Martin Luther King Jr. expressed a similar sentiment only he couched it in terms of sharing the Gospel. That the Gospel is meant for all people including their children regardless of where they are from or their ideologies. 

Thus, my Christian beliefs do not tell me that I am a Christian first and an American second. Rather, I am a Christian first and then a person--a citizen of the world who is a fellow image bearer of God-- second. Then I could somewhere add to that that I am an American. Because of my Christian beliefs, supporting my nation right or wrong has been replaced by the belief that I want America to be neither the practitioner nor the victim of injustice.

It was black-white thinking that led George Bush to claim that we were attacked because of our freedoms.

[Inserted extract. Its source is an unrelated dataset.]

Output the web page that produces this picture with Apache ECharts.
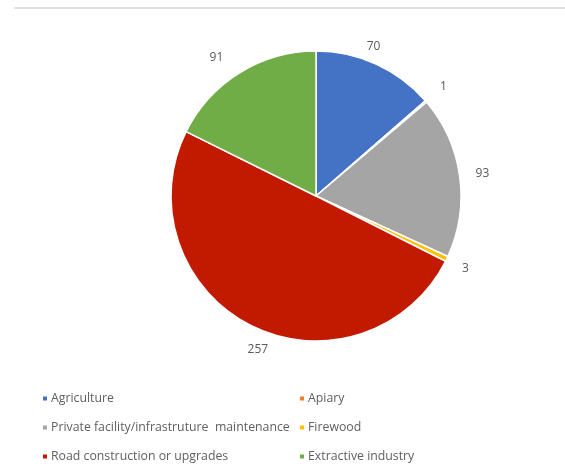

Here, Bush was telling us to believe that 19 people sacrificed themselves to commit mass murder and start a war because we could choose between cheering for the Red Sox or the yankees, or that we choose between eating a hamburger or fried chicken for lunch. Does that make sense? 

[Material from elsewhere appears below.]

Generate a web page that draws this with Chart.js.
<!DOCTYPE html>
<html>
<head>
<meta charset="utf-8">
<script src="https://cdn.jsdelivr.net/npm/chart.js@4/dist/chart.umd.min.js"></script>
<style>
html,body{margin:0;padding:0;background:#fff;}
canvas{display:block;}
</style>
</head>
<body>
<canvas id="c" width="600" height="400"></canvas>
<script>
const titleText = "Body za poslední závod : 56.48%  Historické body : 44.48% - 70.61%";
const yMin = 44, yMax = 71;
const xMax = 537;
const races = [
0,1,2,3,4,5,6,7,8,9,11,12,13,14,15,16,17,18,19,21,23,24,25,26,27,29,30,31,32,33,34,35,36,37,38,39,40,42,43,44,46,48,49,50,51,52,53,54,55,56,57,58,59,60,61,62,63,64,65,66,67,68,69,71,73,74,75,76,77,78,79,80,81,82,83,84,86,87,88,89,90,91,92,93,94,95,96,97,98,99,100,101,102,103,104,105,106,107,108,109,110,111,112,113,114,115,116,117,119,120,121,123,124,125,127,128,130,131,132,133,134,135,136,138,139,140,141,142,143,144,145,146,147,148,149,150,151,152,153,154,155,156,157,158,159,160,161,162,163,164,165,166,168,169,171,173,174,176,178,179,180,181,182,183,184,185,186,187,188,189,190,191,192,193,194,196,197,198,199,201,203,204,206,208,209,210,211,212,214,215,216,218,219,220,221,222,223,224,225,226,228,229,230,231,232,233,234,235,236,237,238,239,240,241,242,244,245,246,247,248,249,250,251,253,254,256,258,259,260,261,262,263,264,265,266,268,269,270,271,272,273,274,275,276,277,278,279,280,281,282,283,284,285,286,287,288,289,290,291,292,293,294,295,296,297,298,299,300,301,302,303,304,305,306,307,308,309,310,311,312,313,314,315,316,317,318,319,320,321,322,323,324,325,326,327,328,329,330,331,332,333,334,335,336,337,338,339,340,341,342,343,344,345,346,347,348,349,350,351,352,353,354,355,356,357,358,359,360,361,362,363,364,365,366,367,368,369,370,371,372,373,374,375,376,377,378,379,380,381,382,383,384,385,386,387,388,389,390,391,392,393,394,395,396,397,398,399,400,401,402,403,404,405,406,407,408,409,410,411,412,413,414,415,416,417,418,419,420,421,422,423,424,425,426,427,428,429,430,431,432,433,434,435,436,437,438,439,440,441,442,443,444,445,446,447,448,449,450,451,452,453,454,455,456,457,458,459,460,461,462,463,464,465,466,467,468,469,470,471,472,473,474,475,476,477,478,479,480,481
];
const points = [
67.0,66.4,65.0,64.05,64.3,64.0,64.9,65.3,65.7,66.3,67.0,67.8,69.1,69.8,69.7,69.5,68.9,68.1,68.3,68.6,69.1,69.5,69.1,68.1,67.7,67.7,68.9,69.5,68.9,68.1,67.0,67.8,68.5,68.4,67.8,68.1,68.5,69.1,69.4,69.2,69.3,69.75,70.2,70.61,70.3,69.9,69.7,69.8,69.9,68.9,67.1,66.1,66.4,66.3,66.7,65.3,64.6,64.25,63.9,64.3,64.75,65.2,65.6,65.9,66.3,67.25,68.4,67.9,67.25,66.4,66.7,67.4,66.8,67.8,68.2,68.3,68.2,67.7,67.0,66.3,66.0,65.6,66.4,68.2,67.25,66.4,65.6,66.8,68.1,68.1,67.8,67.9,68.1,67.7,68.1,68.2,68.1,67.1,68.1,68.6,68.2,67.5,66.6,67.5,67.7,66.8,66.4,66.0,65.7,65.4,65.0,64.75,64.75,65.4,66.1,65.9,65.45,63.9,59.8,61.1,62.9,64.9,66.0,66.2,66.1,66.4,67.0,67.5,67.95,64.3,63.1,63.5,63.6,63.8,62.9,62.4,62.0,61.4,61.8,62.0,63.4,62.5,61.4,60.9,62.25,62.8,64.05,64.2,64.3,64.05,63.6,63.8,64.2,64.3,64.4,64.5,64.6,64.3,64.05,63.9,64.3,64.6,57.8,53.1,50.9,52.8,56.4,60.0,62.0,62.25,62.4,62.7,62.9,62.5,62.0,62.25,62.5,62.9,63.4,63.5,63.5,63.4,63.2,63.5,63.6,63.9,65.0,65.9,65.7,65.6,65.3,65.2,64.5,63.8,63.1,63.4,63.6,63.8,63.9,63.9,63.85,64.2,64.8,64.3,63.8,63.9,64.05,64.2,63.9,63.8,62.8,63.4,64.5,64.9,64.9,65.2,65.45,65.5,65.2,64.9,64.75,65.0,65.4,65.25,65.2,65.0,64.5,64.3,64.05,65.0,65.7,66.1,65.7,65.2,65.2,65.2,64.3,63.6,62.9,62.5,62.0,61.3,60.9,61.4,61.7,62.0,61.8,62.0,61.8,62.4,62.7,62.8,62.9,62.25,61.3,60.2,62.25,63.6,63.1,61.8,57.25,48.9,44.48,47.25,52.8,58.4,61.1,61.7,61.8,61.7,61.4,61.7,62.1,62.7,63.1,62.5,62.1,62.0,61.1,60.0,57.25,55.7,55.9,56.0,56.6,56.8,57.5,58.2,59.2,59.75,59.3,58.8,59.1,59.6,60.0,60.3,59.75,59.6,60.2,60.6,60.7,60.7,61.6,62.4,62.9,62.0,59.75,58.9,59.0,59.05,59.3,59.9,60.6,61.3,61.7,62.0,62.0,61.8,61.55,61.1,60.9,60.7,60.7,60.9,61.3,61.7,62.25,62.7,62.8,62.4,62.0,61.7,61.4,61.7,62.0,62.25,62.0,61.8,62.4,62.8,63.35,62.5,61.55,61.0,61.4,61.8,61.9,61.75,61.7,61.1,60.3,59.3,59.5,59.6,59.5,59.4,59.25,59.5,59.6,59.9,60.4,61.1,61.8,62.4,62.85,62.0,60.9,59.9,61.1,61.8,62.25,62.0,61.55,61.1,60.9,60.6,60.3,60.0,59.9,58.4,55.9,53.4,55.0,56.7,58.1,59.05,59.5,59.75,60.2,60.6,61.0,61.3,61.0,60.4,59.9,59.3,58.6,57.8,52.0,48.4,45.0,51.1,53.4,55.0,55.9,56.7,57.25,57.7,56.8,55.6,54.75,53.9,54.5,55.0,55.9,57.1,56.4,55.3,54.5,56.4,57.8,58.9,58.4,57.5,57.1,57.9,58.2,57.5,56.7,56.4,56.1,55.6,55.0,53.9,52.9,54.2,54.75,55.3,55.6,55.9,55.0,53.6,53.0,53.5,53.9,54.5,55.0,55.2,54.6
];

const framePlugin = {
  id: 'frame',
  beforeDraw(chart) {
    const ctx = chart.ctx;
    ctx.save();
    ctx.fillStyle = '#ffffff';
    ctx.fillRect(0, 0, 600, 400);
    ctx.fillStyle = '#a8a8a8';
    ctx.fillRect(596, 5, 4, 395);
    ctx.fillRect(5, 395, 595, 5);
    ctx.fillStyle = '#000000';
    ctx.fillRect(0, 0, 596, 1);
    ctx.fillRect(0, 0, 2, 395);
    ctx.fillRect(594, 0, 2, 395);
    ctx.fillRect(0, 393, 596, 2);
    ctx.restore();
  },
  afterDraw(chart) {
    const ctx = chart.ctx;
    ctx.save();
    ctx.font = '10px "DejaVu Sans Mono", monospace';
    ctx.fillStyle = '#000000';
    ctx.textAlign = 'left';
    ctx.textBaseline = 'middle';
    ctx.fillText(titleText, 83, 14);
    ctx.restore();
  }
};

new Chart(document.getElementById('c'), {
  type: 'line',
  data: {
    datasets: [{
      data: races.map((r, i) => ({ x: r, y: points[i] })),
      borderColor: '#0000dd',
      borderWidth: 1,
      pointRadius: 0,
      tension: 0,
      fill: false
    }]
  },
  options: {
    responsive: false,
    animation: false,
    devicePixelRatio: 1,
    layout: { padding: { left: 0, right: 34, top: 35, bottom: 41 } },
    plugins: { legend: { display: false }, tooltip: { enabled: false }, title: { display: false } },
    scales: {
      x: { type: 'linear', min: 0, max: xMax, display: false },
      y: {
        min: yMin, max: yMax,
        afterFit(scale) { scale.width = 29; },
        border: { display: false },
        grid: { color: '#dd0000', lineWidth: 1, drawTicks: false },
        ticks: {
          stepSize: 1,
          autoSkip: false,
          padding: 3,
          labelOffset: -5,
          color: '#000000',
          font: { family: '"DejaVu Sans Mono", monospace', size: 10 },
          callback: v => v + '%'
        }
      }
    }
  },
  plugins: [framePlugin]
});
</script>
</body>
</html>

According to Bush's thinking, our nation was truly a victim in that it was totally innocent while our new enemies were totally evil. But as evil as our attackers were, Bush's thinking is wrong. Just as we continue to remember those who died from 9/11, the 9/11 attackers were at least partially remembering their dead when they attacked us. Again, that does not justify the 9/11 attacks. But realizing the context of those attacks could help us to stave off some future attacks before they are even conceptionalized by demanding that our foreign policies be solely determined by what is just and merciful rather than on opportunistic utilitarianism or tribalism.